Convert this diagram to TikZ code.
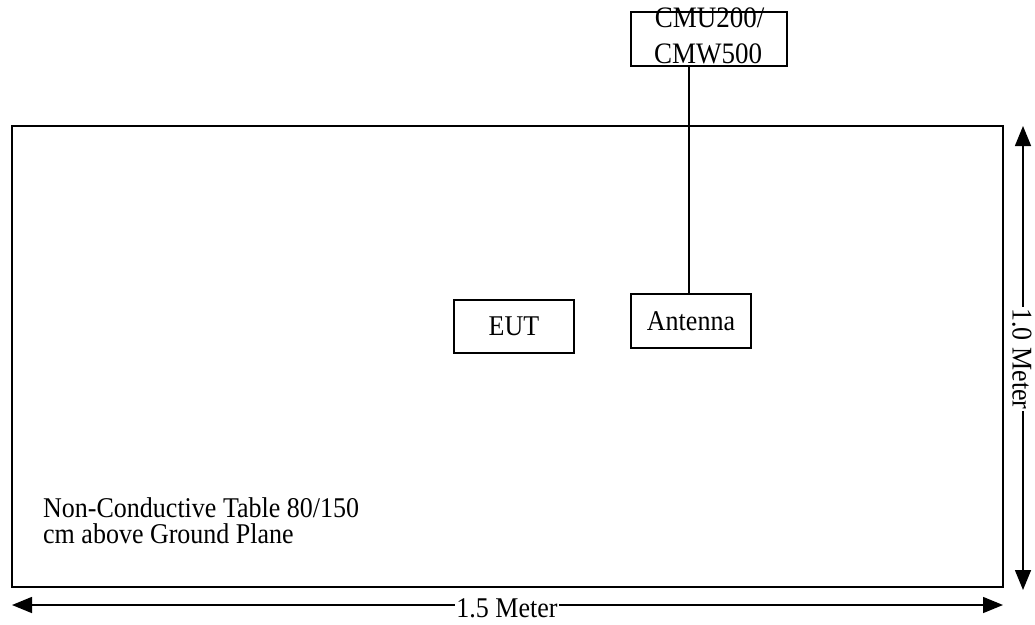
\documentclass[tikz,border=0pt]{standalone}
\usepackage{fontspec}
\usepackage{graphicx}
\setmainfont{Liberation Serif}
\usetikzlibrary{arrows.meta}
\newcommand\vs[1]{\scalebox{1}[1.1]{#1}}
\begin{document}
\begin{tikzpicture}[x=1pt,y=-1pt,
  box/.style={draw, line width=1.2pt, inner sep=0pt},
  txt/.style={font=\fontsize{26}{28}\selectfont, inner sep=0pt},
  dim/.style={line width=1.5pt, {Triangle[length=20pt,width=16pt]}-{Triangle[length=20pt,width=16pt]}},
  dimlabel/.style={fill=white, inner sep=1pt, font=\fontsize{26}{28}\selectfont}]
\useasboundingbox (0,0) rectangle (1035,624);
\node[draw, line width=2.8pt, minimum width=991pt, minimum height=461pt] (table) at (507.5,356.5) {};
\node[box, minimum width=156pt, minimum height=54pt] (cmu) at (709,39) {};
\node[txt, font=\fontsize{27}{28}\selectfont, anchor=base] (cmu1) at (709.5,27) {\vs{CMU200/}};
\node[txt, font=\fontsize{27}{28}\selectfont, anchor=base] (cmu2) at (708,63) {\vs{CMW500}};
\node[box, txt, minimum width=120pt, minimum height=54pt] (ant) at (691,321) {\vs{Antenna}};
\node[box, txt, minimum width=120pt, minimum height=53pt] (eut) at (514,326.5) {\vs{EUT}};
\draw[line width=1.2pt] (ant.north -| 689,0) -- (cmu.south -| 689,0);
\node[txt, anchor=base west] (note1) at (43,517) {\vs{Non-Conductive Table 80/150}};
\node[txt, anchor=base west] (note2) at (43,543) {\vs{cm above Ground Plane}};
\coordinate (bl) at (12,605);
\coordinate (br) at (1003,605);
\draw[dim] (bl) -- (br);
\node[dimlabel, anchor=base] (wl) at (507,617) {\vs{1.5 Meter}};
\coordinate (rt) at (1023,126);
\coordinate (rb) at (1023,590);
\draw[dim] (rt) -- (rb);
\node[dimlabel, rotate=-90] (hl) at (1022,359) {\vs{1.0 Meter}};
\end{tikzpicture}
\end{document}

####

Reproduce every line exactly and omit all pictures.

Convert this diagram to TikZ code.
\documentclass[tikz,border=0pt]{standalone}
\usepackage{fontspec}
\usepackage{graphicx}
\setmainfont{Liberation Serif}
\usetikzlibrary{arrows.meta}
\newcommand\vs[1]{\scalebox{1}[1.1]{#1}}
\begin{document}
\begin{tikzpicture}[x=1pt,y=-1pt,
  box/.style={draw, line width=1.2pt, inner sep=0pt},
  txt/.style={font=\fontsize{26}{28}\selectfont, inner sep=0pt},
  dim/.style={line width=1.5pt, {Triangle[length=20pt,width=16pt]}-{Triangle[length=20pt,width=16pt]}},
  dimlabel/.style={fill=white, inner sep=1pt, font=\fontsize{26}{28}\selectfont}]
\useasboundingbox (0,0) rectangle (1035,624);
\node[draw, line width=2.8pt, minimum width=991pt, minimum height=461pt] (table) at (507.5,356.5) {};
\node[box, minimum width=156pt, minimum height=54pt] (cmu) at (709,39) {};
\node[txt, font=\fontsize{27}{28}\selectfont, anchor=base] (cmu1) at (709.5,27) {\vs{CMU200/}};
\node[txt, font=\fontsize{27}{28}\selectfont, anchor=base] (cmu2) at (708,63) {\vs{CMW500}};
\node[box, txt, minimum width=120pt, minimum height=54pt] (ant) at (691,321) {\vs{Antenna}};
\node[box, txt, minimum width=120pt, minimum height=53pt] (eut) at (514,326.5) {\vs{EUT}};
\draw[line width=1.2pt] (ant.north -| 689,0) -- (cmu.south -| 689,0);
\node[txt, anchor=base west] (note1) at (43,517) {\vs{Non-Conductive Table 80/150}};
\node[txt, anchor=base west] (note2) at (43,543) {\vs{cm above Ground Plane}};
\coordinate (bl) at (12,605);
\coordinate (br) at (1003,605);
\draw[dim] (bl) -- (br);
\node[dimlabel, anchor=base] (wl) at (507,617) {\vs{1.5 Meter}};
\coordinate (rt) at (1023,126);
\coordinate (rb) at (1023,590);
\draw[dim] (rt) -- (rb);
\node[dimlabel, rotate=-90] (hl) at (1022,359) {\vs{1.0 Meter}};
\end{tikzpicture}
\end{document}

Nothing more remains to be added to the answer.